If a low-cost channel produces leads consistently, it can become one of your strongest sources of growth.
5. Keep your marketing concise and focused
Small businesses often make the mistake of trying to say too much at once. Long messages with multiple offers can confuse the audience and weaken the response.
A shorter, clearer message usually performs better. Good marketing is not about adding more words. It is about making the value easy to understand.
To tighten your message:
- Lead with the main benefit
- Remove unnecessary details
- Use one primary call to action
- Focus on a single audience segment
- Test one message at a time
This applies to ads, website copy, email subject lines, landing pages, and even social posts. If the customer cannot understand what you offer in a few seconds, your message is probably too complicated.
6. Partner with non-competing businesses
One of the most efficient ways to market a small business is through collaboration. If you work with businesses that serve the same customer base but do not compete with you directly, both sides can benefit.
For example, a business that serves new entrepreneurs might partner with:
- Accountants
- Bookkeepers
- Attorneys
- Designers
- Marketing consultants
- Workspace providers
Joint promotions, referral partnerships, guest content, bundled offers, and co-hosted events can create exposure at a much lower cost than paid advertising.
The best partnerships are mutually valuable. You should be able to offer your partner real visibility, qualified leads, or a meaningful service exchange. When the fit is right, cross-promotion can deliver better results than many standalone campaigns.
7. Focus on existing customers first
It is usually easier and less expensive to generate more business from existing customers than to acquire brand-new ones. Your current customers already know your quality, your process, and your reliability.
That makes them a valuable source of repeat sales, referrals, and reviews.
Ways to market to existing customers include:
- Emailing new offers and updates
- Creating loyalty incentives
- Sending re-engagement campaigns
- Asking for referrals
- Requesting reviews and testimonials
- Offering exclusive upgrades or bundles
If you serve entrepreneurs or small business owners, your existing customers may also be the best source of word-of-mouth growth.
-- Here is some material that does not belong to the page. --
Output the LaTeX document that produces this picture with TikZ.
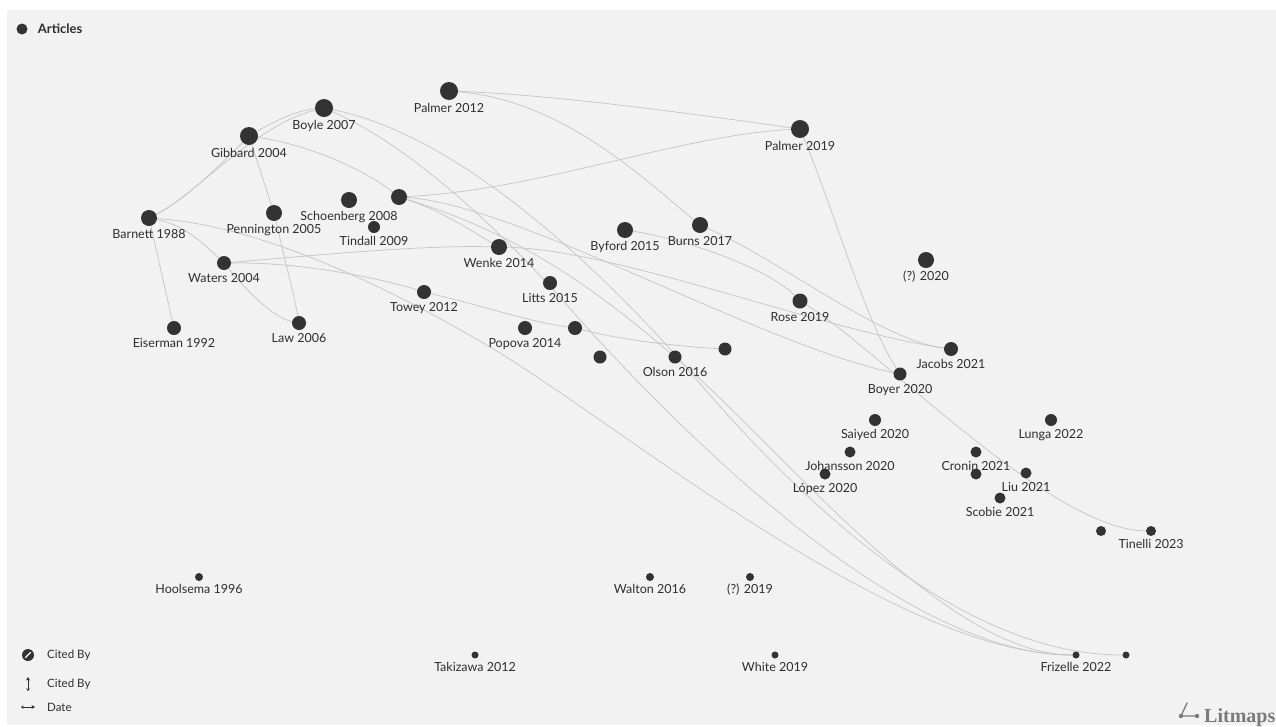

A satisfied client who recommends your business can generate leads that are far easier to convert than cold traffic.
A simple marketing framework for new businesses
If you are starting from scratch, it helps to keep your marketing plan simple. A practical framework looks like this:
- Define your ideal customer.
- Create one clear offer.
- Choose one or two channels to test.
- Track response and conversion.
- Improve the message based on results.
- Build repeat business from customers you already won.
This approach keeps you from spreading your budget too thin. Instead of trying to be everywhere, you focus on the tactics most likely to produce measurable results.
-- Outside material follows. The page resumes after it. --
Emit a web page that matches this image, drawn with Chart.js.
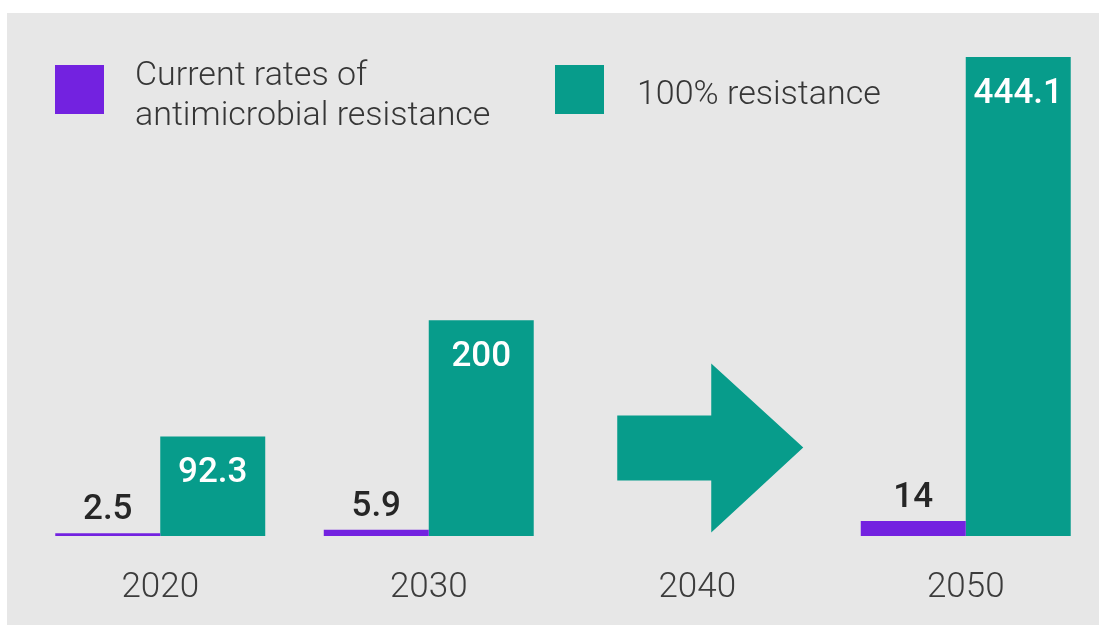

Marketing is easier when your business is ready to grow
Strong marketing works best when your company is built on a solid foundation. That means taking care of the essentials early, such as forming the business correctly, staying organized, and keeping compliance on track.
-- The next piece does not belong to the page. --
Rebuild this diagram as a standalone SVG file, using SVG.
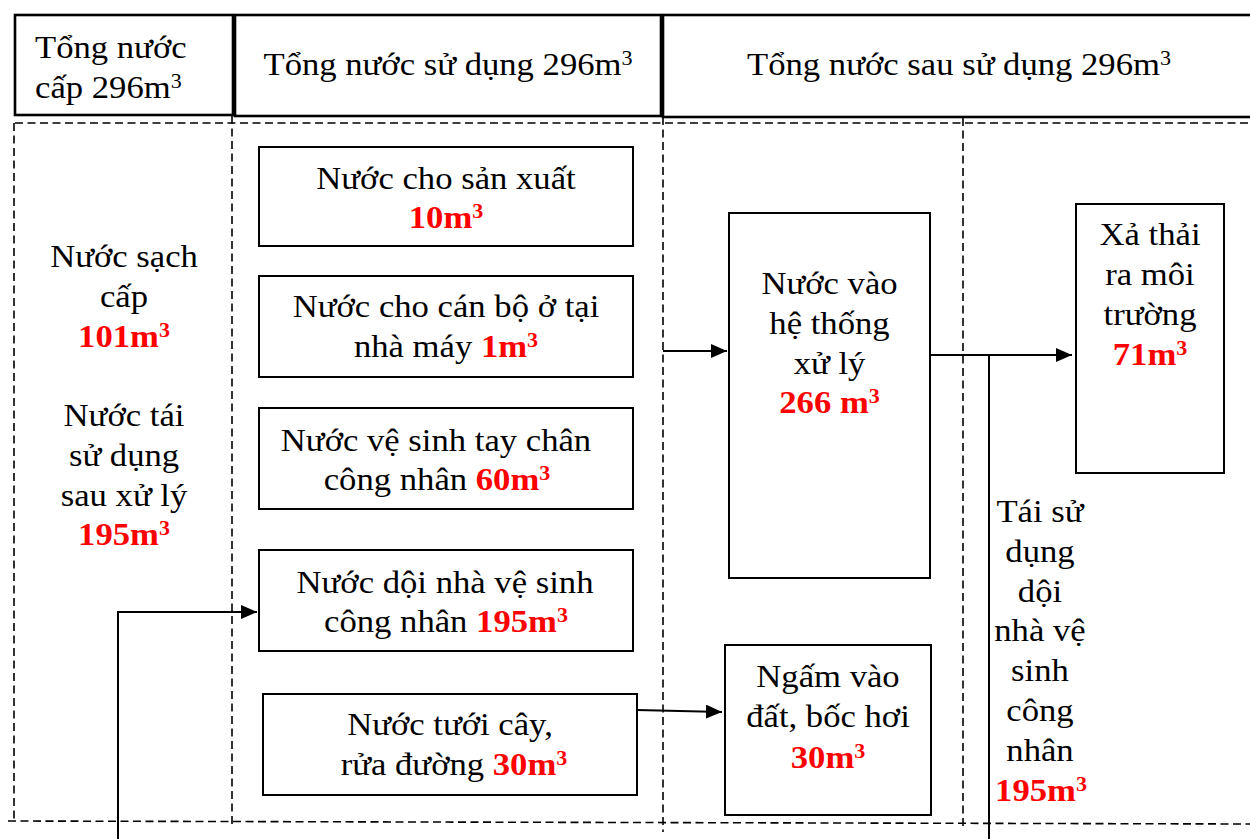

For founders launching in the United States, Zenind helps make business formation and ongoing support more manageable. When the administrative side is streamlined, you can spend more time on strategy, customers, and growth.
Final thoughts
Small business marketing does not need to be complicated or expensive. The most effective strategies are often the simplest ones: make a direct offer, create the right price point, test different channels, partner with other businesses, and stay focused on the customers you already have.
If you apply these seven tips consistently, you can build momentum without wasting time or overspending. In the early stages of growth, that discipline matters more than trying to look like a big brand.
Start with one or two tactics, measure what happens, and refine from there. Over time, small improvements in response rate, conversion, and retention can add up to meaningful growth for your business.